• _WHAT IS ASKED_
Reproduce, please, the span of lines beginning at the line with "Convert this diagram to TikZ code." and ending at the line with "(9,9) -- (1056,9);", inclusive, minus any pictures.

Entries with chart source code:
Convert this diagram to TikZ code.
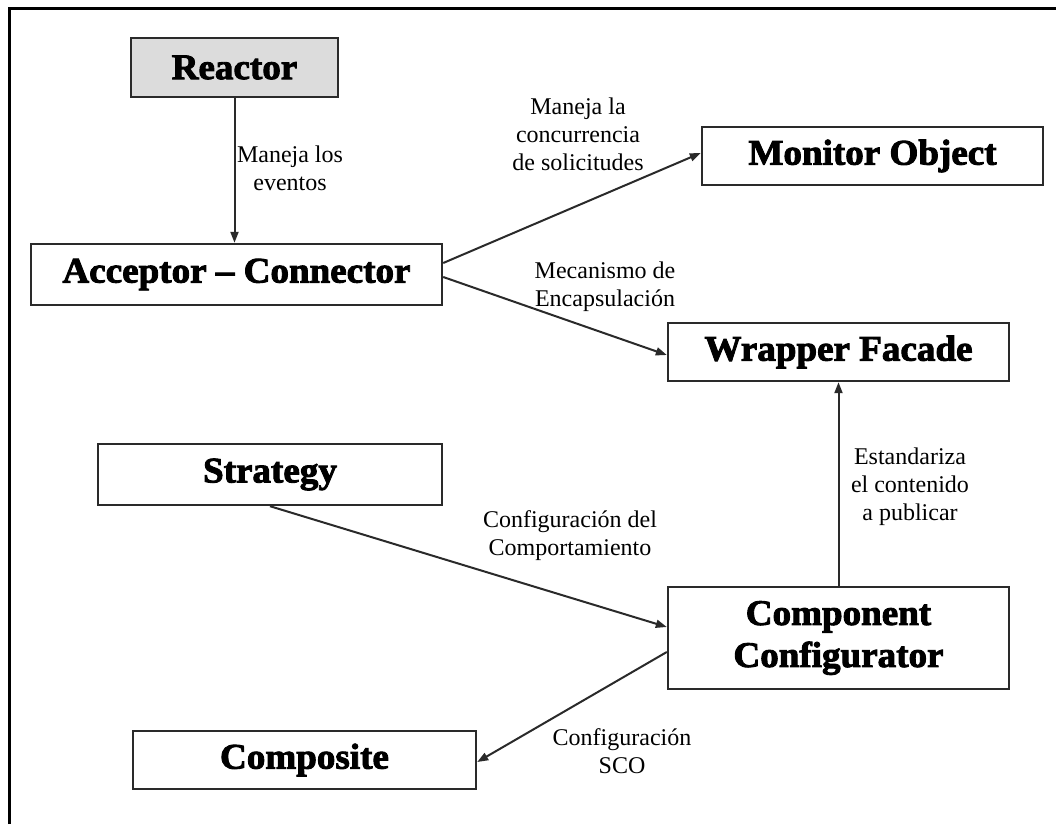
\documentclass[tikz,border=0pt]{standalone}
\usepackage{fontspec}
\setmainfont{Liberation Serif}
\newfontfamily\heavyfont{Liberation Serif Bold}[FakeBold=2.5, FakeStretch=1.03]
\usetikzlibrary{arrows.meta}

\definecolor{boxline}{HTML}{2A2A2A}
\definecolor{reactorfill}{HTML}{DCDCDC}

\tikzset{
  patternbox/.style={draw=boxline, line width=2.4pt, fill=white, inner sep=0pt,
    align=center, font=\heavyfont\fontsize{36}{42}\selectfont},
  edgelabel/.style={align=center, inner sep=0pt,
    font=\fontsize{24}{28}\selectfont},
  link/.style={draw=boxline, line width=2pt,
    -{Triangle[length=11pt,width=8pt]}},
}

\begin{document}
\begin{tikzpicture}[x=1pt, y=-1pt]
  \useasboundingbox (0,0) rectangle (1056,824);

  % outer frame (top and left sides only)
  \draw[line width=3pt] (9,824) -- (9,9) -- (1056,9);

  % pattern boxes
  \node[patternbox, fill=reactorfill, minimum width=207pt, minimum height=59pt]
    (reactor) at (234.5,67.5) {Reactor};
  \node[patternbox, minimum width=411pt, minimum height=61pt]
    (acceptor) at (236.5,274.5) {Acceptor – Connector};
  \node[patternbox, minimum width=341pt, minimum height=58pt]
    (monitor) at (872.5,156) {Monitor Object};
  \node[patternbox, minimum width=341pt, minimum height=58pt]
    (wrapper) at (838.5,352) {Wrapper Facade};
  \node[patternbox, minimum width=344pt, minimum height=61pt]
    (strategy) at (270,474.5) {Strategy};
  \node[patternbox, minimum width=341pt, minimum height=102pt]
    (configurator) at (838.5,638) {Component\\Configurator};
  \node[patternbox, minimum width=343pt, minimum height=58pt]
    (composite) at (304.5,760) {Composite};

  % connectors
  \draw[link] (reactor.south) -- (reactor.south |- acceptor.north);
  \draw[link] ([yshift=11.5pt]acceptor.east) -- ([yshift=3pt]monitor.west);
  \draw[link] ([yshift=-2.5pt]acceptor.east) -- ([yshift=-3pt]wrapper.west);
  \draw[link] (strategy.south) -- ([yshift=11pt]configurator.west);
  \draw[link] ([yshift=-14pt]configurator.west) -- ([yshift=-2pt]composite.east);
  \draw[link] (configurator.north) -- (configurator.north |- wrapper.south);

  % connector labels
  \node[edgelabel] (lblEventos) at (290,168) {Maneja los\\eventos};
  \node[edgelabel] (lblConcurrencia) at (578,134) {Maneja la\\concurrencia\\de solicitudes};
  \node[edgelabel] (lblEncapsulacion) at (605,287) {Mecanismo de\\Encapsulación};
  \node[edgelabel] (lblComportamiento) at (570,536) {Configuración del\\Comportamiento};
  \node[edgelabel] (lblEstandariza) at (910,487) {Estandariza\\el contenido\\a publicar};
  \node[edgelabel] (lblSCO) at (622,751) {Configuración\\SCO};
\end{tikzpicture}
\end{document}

==

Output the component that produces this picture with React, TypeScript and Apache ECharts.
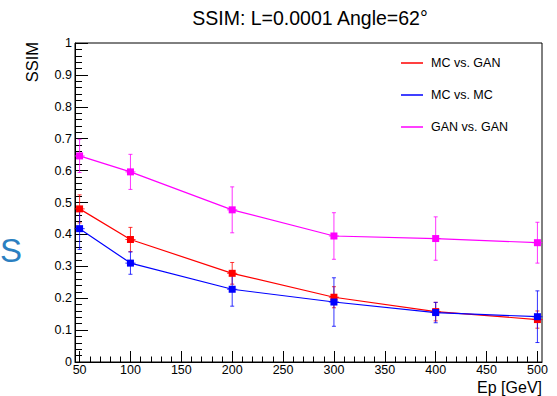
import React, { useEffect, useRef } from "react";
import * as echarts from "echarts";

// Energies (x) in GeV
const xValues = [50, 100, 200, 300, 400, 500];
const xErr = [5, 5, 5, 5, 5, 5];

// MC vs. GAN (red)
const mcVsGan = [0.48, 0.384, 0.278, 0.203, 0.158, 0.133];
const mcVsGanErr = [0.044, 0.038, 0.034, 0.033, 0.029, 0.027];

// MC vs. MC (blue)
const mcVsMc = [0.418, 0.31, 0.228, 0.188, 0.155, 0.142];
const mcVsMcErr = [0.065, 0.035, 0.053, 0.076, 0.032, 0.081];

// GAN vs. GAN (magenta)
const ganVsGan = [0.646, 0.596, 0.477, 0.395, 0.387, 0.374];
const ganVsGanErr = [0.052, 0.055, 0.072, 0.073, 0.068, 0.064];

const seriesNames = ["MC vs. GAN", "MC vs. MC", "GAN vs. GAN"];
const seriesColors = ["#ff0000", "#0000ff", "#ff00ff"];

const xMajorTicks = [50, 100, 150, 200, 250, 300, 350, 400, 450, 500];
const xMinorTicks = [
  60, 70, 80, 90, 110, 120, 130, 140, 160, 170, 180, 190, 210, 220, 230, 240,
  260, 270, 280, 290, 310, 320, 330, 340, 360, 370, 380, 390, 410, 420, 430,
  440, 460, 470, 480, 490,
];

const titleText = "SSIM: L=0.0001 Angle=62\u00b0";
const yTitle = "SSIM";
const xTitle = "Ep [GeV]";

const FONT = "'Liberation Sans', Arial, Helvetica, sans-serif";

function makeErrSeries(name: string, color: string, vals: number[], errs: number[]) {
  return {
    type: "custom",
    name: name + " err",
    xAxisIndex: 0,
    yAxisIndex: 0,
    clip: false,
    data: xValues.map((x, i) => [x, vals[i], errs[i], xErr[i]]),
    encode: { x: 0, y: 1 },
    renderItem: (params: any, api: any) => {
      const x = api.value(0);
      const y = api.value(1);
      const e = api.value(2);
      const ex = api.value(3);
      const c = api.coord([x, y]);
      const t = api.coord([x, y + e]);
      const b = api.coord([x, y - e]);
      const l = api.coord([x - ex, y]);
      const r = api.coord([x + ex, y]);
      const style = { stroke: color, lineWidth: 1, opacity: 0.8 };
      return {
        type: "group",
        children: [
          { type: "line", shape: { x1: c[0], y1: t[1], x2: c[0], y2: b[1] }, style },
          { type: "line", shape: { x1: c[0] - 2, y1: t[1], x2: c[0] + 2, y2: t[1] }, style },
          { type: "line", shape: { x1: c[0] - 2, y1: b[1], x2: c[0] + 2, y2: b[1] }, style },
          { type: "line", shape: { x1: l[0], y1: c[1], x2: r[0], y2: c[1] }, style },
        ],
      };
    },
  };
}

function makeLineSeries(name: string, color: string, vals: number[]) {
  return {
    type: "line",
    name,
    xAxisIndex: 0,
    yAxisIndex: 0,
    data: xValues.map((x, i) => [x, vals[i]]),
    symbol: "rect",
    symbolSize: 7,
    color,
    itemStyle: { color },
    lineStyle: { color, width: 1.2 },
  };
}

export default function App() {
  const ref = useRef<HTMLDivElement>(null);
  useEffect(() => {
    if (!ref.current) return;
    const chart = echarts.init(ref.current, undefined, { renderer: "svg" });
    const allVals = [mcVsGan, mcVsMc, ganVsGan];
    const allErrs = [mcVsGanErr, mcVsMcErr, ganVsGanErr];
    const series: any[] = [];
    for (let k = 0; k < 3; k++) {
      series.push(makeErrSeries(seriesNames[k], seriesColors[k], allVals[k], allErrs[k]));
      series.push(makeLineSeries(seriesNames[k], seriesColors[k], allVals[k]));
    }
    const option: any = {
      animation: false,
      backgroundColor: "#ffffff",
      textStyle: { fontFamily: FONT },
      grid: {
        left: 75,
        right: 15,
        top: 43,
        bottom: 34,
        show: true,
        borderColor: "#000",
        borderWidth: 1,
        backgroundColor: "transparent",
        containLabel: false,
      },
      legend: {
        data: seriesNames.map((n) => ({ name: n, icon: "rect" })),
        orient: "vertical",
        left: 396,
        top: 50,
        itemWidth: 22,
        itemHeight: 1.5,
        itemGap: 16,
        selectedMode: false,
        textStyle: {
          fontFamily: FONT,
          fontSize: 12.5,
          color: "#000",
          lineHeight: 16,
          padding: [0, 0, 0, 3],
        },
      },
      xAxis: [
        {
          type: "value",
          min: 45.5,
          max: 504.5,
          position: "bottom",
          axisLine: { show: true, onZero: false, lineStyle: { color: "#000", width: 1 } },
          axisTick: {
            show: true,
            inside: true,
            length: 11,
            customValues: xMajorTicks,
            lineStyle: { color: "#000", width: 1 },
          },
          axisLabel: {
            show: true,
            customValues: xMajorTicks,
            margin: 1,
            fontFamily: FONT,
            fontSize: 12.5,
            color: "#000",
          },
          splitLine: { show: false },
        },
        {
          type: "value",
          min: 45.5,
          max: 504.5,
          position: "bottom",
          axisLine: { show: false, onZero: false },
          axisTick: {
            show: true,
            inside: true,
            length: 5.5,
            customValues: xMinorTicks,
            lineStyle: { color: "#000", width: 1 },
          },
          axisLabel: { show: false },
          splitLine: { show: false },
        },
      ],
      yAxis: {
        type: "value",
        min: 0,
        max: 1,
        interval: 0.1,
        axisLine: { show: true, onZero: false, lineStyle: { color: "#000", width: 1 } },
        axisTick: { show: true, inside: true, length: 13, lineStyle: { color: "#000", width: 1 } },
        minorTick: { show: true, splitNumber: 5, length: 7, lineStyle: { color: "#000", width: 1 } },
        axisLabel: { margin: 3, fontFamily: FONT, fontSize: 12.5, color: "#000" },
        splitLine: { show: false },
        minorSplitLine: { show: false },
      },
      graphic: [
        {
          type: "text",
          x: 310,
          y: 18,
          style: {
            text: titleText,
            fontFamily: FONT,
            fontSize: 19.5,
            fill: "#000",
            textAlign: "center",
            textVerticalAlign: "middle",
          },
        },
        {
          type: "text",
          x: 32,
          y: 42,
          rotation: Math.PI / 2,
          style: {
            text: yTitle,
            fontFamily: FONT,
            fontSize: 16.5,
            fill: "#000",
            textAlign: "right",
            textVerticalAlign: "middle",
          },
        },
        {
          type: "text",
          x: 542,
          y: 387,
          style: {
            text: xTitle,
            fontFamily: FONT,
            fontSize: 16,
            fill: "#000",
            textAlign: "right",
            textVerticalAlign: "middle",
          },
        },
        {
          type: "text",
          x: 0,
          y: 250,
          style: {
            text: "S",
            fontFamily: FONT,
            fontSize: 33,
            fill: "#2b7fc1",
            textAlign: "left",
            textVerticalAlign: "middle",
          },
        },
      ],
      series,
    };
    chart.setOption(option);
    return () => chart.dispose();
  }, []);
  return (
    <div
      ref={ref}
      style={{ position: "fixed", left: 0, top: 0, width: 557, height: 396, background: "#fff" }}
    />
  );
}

...

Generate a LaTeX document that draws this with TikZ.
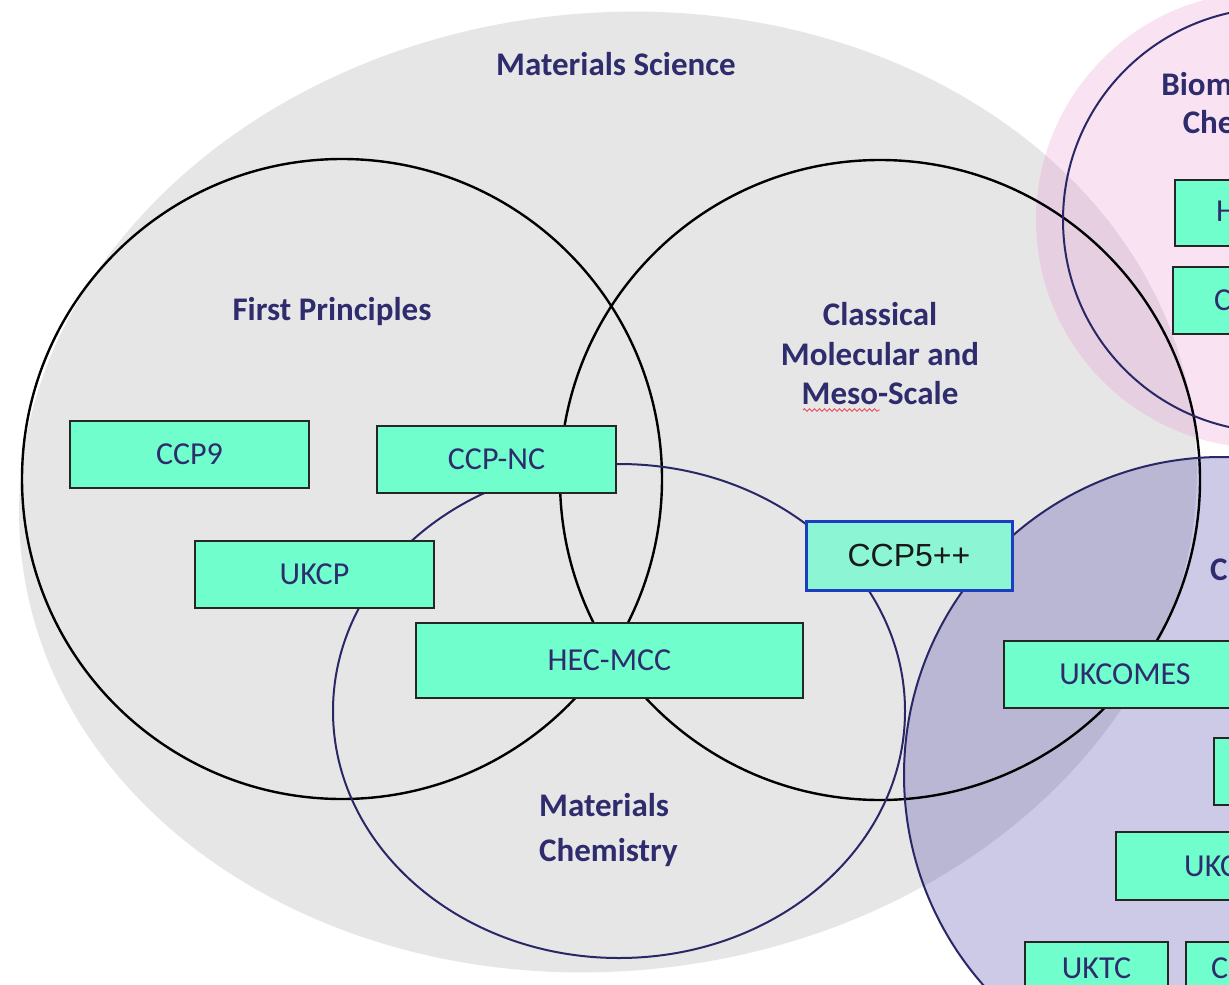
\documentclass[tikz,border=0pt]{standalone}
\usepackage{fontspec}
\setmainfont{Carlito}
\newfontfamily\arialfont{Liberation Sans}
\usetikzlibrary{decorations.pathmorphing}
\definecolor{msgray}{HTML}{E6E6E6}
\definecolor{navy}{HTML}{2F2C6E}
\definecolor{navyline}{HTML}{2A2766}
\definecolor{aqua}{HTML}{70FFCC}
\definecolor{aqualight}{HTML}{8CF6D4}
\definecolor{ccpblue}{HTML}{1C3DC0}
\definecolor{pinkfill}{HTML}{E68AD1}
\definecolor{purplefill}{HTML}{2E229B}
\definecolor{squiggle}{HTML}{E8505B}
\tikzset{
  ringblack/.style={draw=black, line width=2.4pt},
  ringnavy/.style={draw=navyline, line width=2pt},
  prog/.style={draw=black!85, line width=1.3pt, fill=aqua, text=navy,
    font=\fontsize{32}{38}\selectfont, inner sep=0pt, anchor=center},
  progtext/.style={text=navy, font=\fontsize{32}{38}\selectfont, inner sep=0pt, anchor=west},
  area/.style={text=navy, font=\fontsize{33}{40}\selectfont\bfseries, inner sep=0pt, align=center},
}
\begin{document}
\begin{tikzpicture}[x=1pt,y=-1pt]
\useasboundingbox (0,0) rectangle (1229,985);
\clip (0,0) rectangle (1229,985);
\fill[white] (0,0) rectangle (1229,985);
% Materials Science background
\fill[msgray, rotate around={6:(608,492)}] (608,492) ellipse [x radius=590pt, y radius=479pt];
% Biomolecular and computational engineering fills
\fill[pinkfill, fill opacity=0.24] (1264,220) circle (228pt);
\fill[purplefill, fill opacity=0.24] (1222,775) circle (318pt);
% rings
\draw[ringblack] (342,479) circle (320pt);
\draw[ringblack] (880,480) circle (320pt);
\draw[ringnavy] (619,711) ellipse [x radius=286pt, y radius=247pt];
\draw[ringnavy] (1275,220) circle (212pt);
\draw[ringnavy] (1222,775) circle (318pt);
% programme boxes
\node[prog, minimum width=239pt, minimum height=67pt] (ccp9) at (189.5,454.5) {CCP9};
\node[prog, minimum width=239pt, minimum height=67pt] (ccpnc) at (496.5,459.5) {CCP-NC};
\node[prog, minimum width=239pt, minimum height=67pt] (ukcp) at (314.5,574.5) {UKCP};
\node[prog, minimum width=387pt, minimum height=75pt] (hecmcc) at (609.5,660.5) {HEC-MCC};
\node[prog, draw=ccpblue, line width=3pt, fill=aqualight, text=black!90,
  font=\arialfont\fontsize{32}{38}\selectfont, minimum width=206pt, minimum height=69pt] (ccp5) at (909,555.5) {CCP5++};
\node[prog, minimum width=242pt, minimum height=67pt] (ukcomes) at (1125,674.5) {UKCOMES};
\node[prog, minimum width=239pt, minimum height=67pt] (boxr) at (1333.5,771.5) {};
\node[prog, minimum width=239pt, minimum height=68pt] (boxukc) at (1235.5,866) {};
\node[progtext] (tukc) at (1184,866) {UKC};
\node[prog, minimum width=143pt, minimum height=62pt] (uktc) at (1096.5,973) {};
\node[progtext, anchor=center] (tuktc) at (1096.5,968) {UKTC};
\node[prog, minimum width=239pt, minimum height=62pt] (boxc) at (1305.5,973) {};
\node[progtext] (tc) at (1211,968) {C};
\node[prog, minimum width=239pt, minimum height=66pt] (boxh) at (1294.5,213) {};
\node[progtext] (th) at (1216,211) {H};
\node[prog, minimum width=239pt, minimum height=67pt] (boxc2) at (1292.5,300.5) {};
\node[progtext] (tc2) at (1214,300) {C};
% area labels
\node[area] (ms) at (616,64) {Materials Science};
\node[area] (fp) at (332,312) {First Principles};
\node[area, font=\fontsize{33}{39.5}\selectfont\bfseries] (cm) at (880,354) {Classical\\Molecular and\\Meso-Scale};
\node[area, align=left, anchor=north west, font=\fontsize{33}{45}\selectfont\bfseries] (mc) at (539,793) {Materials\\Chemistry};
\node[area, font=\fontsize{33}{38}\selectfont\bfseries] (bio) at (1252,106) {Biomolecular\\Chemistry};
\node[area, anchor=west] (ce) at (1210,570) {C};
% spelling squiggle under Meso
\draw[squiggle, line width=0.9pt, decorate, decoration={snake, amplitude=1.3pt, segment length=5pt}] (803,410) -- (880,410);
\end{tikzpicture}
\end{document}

• _SOLUTION TO THE EXERCISE_
Convert this diagram to TikZ code.
\documentclass[tikz,border=0pt]{standalone}
\usepackage{fontspec}
\setmainfont{Liberation Serif}
\newfontfamily\heavyfont{Liberation Serif Bold}[FakeBold=2.5, FakeStretch=1.03]
\usetikzlibrary{arrows.meta}

\definecolor{boxline}{HTML}{2A2A2A}
\definecolor{reactorfill}{HTML}{DCDCDC}

\tikzset{
  patternbox/.style={draw=boxline, line width=2.4pt, fill=white, inner sep=0pt,
    align=center, font=\heavyfont\fontsize{36}{42}\selectfont},
  edgelabel/.style={align=center, inner sep=0pt,
    font=\fontsize{24}{28}\selectfont},
  link/.style={draw=boxline, line width=2pt,
    -{Triangle[length=11pt,width=8pt]}},
}

\begin{document}
\begin{tikzpicture}[x=1pt, y=-1pt]
  \useasboundingbox (0,0) rectangle (1056,824);

  % outer frame (top and left sides only)
  \draw[line width=3pt] (9,824) -- (9,9) -- (1056,9);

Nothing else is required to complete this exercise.